>> START GIVEN DATA
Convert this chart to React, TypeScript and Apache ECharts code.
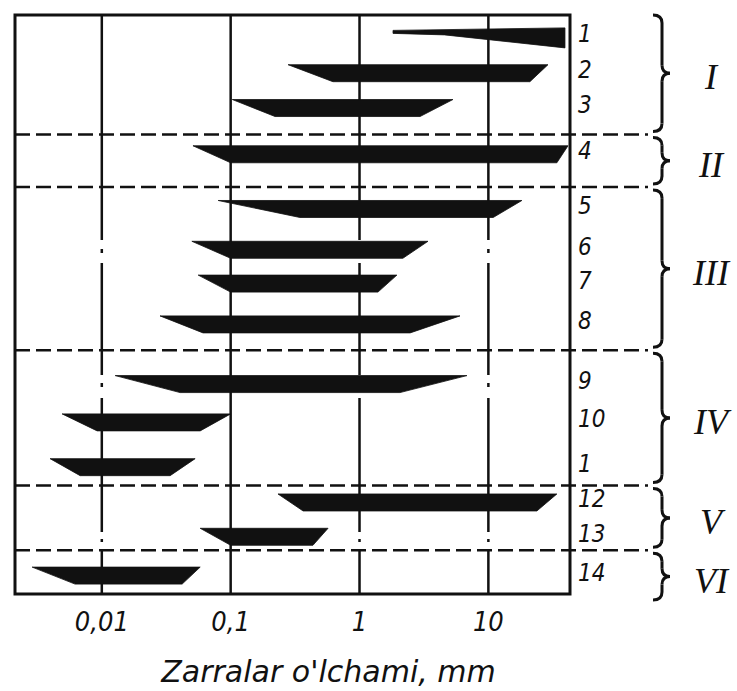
import React, { useEffect, useRef } from "react";
import * as echarts from "echarts";

// ---- data ----
const tickValues = [0.01, 0.1, 1, 10];
const tickLabels = ["0,01", "0,1", "1", "10"];
const axisTitle = "Zarralar o'lchami, mm";

const rowLabels = ["1", "2", "3", "4", "5", "6", "7", "8", "9", "10", "1", "12", "13", "14"];
// vertical position of each row (axis units, top = 0)
const rowPos = [22.5, 58.5, 93.5, 140, 195, 236, 270, 311, 371, 409.5, 454.5, 490, 524.5, 563.5];
// particle size ranges, mm (top edge is the full range, bottom edge the main range)
const topLeft = [1.82, 0.279, 0.103, 0.051, 0.08, 0.05, 0.056, 0.0283, 0.0127, 0.00492, 0.00397, 0.233, 0.058, 0.00288];
const bottomLeft = [1.82, 0.622, 0.221, 0.1, 0.345, 0.1, 0.1, 0.061, 0.0405, 0.0092, 0.00679, 0.365, 0.1, 0.0062];
const bottomRight = [39.3, 21.0, 2.95, 34.0, 10.9, 2.17, 1.39, 2.47, 2.06, 0.058, 0.0339, 23.8, 0.435, 0.042];
const topRight = [39.3, 29.0, 5.31, 41.5, 18.2, 3.4, 1.95, 6.02, 6.82, 0.1, 0.053, 34.0, 0.57, 0.058];
const barKind = ["wedge", "trap", "trap", "trap", "trap", "trap", "trap", "trap", "trap", "trap", "trap", "trap", "trap", "trap"];

// group boundaries (axis units) and group names
const separators = [120, 173, 337, 473, 538];
const groupNames = ["I", "II", "III", "IV", "V", "VI"];

const gridLineValues = [0.01, 0.1, 1, 10];
const gridLineDashDot = [true, false, true, true];

const X_MIN = 0.00212;
const X_MAX = 43;
const Y_MAX = 582;

const INK = "#111";
const DASH_DOT = [225, 9, 4, 10, 112, 8, 4, 11, 134, 7, 3, 7, 200];

export default function App() {
  const ref = useRef<HTMLDivElement>(null);

  useEffect(() => {
    if (!ref.current) return;
    const chart = echarts.init(ref.current, null, { renderer: "svg" });

    const barData = rowPos.map((y, i) => [topLeft[i], y, topRight[i], bottomRight[i], bottomLeft[i], barKind[i] === "wedge" ? 1 : 0]);
    const gridData = gridLineValues.map((v, i) => [v, 0, gridLineDashDot[i] ? 1 : 0]);

    const option: any = {
      animation: false,
      backgroundColor: "#fff",
      grid: {
        left: 15,
        top: 15,
        width: 555,
        height: 582,
        show: true,
        borderColor: INK,
        borderWidth: 3,
        backgroundColor: "transparent",
      },
      xAxis: {
        type: "log",
        logBase: 10,
        min: X_MIN,
        max: X_MAX,
        axisLine: { show: false },
        axisTick: { show: false },
        splitLine: { show: false },
        axisLabel: {
          margin: 14,
          fontFamily: "'DejaVu Sans Condensed', 'DejaVu Sans', sans-serif",
          fontStyle: "italic",
          fontSize: 27,
          color: INK,
          showMinLabel: false,
          showMaxLabel: false,
          formatter: (v: number) => {
            for (let i = 0; i < tickValues.length; i++) {
              if (Math.abs(Math.log10(v) - Math.log10(tickValues[i])) < 1e-6) return tickLabels[i];
            }
            return "";
          },
        },
        name: axisTitle,
        nameLocation: "middle",
        nameGap: 62,
        nameTextStyle: {
          fontFamily: "'DejaVu Sans', sans-serif",
          fontStyle: "italic",
          fontSize: 30,
          color: INK,
          padding: [0, 0, 0, 72],
        },
      },
      yAxis: {
        type: "value",
        min: 0,
        max: Y_MAX,
        inverse: true,
        show: false,
      },
      series: [
        {
          type: "custom",
          data: gridData,
          encode: { x: 0, y: 1 },
          silent: true,
          renderItem: (params: any, api: any) => {
            const cs = params.coordSys;
            const x = api.coord([api.value(0), 0])[0];
            const dashed = api.value(2) === 1;
            return {
              type: "line",
              shape: { x1: x, y1: cs.y, x2: x, y2: cs.y + cs.height },
              style: { stroke: INK, lineWidth: 2.5, lineDash: dashed ? DASH_DOT : null },
            };
          },
        },
        {
          type: "custom",
          data: barData,
          encode: { x: [0, 2, 3, 4], y: 1 },
          renderItem: (params: any, api: any) => {
            const yc = api.coord([1, api.value(1)])[1];
            const xtl = api.coord([api.value(0), 0])[0];
            const xtr = api.coord([api.value(2), 0])[0];
            const xbr = api.coord([api.value(3), 0])[0];
            const xbl = api.coord([api.value(4), 0])[0];
            const h = 17;
            const top = yc - h / 2;
            const bot = yc + h / 2;
            let pts;
            if (api.value(5) === 1) {
              pts = [
                [xtl, top + 1.5],
                [xtr, top - 1],
                [xbr, bot + 2],
                [xtl + (xtr - xtl) * 0.3, top + 6],
                [xbl, top + 4.5],
              ];
            } else {
              pts = [
                [xtl, top],
                [xtr, top],
                [xbr, bot],
                [xbl, bot],
              ];
            }
            return {
              type: "polygon",
              shape: { points: pts },
              style: { fill: INK, stroke: INK, lineWidth: 0.8 },
            };
          },
        },
      ],
    };
    chart.setOption(option);

    // side decorations positioned through the axes
    const py = (v: number) => chart.convertToPixel({ yAxisIndex: 0 }, v) as number;
    const pxMin = chart.convertToPixel({ xAxisIndex: 0 }, X_MIN) as number;
    const graphics: any[] = [];

    separators.forEach((s) => {
      const y = py(s);
      graphics.push({
        type: "line",
        z: 10,
        silent: true,
        shape: { x1: pxMin, y1: y, x2: 648, y2: y },
        style: { stroke: INK, lineWidth: 2.5, lineDash: [15, 6] },
      });
    });

    rowLabels.forEach((t, i) => {
      graphics.push({
        type: "text",
        z: 10,
        x: 578,
        y: py(rowPos[i]) - 3,
        style: {
          text: t,
          fill: INK,
          fontFamily: "'DejaVu Sans Condensed', 'DejaVu Sans', sans-serif",
          fontStyle: "italic",
          fontSize: 24,
          align: "left",
          verticalAlign: "middle",
        },
      });
    });

    const bounds = [0, ...separators, Y_MAX];
    const braceStyle = { stroke: INK, lineWidth: 3, fill: "none" };
    for (let g = 0; g < groupNames.length; g++) {
      const yT = py(bounds[g]) + (g === 0 ? 0 : 3);
      const yB = py(bounds[g + 1]) + (g === groupNames.length - 1 ? 6 : -3);
      const ym = (yT + yB) / 2;
      const x0 = 653;
      const xm = 662;
      const xt = 670;
      const r = 8;
      const children = [
        { type: "bezierCurve", shape: { x1: x0, y1: yT, x2: xm, y2: yT + r, cpx1: xm, cpy1: yT }, style: braceStyle },
        { type: "line", shape: { x1: xm, y1: yT + r, x2: xm, y2: ym - r }, style: braceStyle },
        { type: "bezierCurve", shape: { x1: xm, y1: ym - r, x2: xt, y2: ym, cpx1: xm, cpy1: ym }, style: braceStyle },
        { type: "bezierCurve", shape: { x1: xt, y1: ym, x2: xm, y2: ym + r, cpx1: xm, cpy1: ym }, style: braceStyle },
        { type: "line", shape: { x1: xm, y1: ym + r, x2: xm, y2: yB - r }, style: braceStyle },
        { type: "bezierCurve", shape: { x1: xm, y1: yB - r, x2: x0, y2: yB, cpx1: xm, cpy1: yB }, style: braceStyle },
      ];
      graphics.push({ type: "group", z: 10, silent: true, children });
      graphics.push({
        type: "text",
        z: 10,
        x: 711,
        y: ym + 4,
        style: {
          text: groupNames[g],
          fill: INK,
          fontFamily: "'Liberation Serif', 'DejaVu Serif', serif",
          fontStyle: "italic",
          fontSize: 36,
          align: "center",
          verticalAlign: "middle",
        },
      });
    }

    chart.setOption({ graphic: graphics });

    return () => chart.dispose();
  }, []);

  return (
    <div
      ref={ref}
      style={{ position: "absolute", left: 0, top: 0, width: 737, height: 691, background: "#fff" }}
    />
  );
}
>> END GIVEN DATA
[WORK TO COMPLETE] Quote, please, every line of the material above from its start through the line that has "const gridData = gridLineValues.map((v, i)", reproducing the words exactly and dropping any images.

[SOLUTION FOR THIS PROBLEM]
Convert this chart to React, TypeScript and Apache ECharts code.
import React, { useEffect, useRef } from "react";
import * as echarts from "echarts";

// ---- data ----
const tickValues = [0.01, 0.1, 1, 10];
const tickLabels = ["0,01", "0,1", "1", "10"];
const axisTitle = "Zarralar o'lchami, mm";

const rowLabels = ["1", "2", "3", "4", "5", "6", "7", "8", "9", "10", "1", "12", "13", "14"];
// vertical position of each row (axis units, top = 0)
const rowPos = [22.5, 58.5, 93.5, 140, 195, 236, 270, 311, 371, 409.5, 454.5, 490, 524.5, 563.5];
// particle size ranges, mm (top edge is the full range, bottom edge the main range)
const topLeft = [1.82, 0.279, 0.103, 0.051, 0.08, 0.05, 0.056, 0.0283, 0.0127, 0.00492, 0.00397, 0.233, 0.058, 0.00288];
const bottomLeft = [1.82, 0.622, 0.221, 0.1, 0.345, 0.1, 0.1, 0.061, 0.0405, 0.0092, 0.00679, 0.365, 0.1, 0.0062];
const bottomRight = [39.3, 21.0, 2.95, 34.0, 10.9, 2.17, 1.39, 2.47, 2.06, 0.058, 0.0339, 23.8, 0.435, 0.042];
const topRight = [39.3, 29.0, 5.31, 41.5, 18.2, 3.4, 1.95, 6.02, 6.82, 0.1, 0.053, 34.0, 0.57, 0.058];
const barKind = ["wedge", "trap", "trap", "trap", "trap", "trap", "trap", "trap", "trap", "trap", "trap", "trap", "trap", "trap"];

// group boundaries (axis units) and group names
const separators = [120, 173, 337, 473, 538];
const groupNames = ["I", "II", "III", "IV", "V", "VI"];

const gridLineValues = [0.01, 0.1, 1, 10];
const gridLineDashDot = [true, false, true, true];

const X_MIN = 0.00212;
const X_MAX = 43;
const Y_MAX = 582;

const INK = "#111";
const DASH_DOT = [225, 9, 4, 10, 112, 8, 4, 11, 134, 7, 3, 7, 200];

export default function App() {
  const ref = useRef<HTMLDivElement>(null);

  useEffect(() => {
    if (!ref.current) return;
    const chart = echarts.init(ref.current, null, { renderer: "svg" });

    const barData = rowPos.map((y, i) => [topLeft[i], y, topRight[i], bottomRight[i], bottomLeft[i], barKind[i] === "wedge" ? 1 : 0]);
    const gridData = gridLineValues.map((v, i) => [v, 0, gridLineDashDot[i] ? 1 : 0]);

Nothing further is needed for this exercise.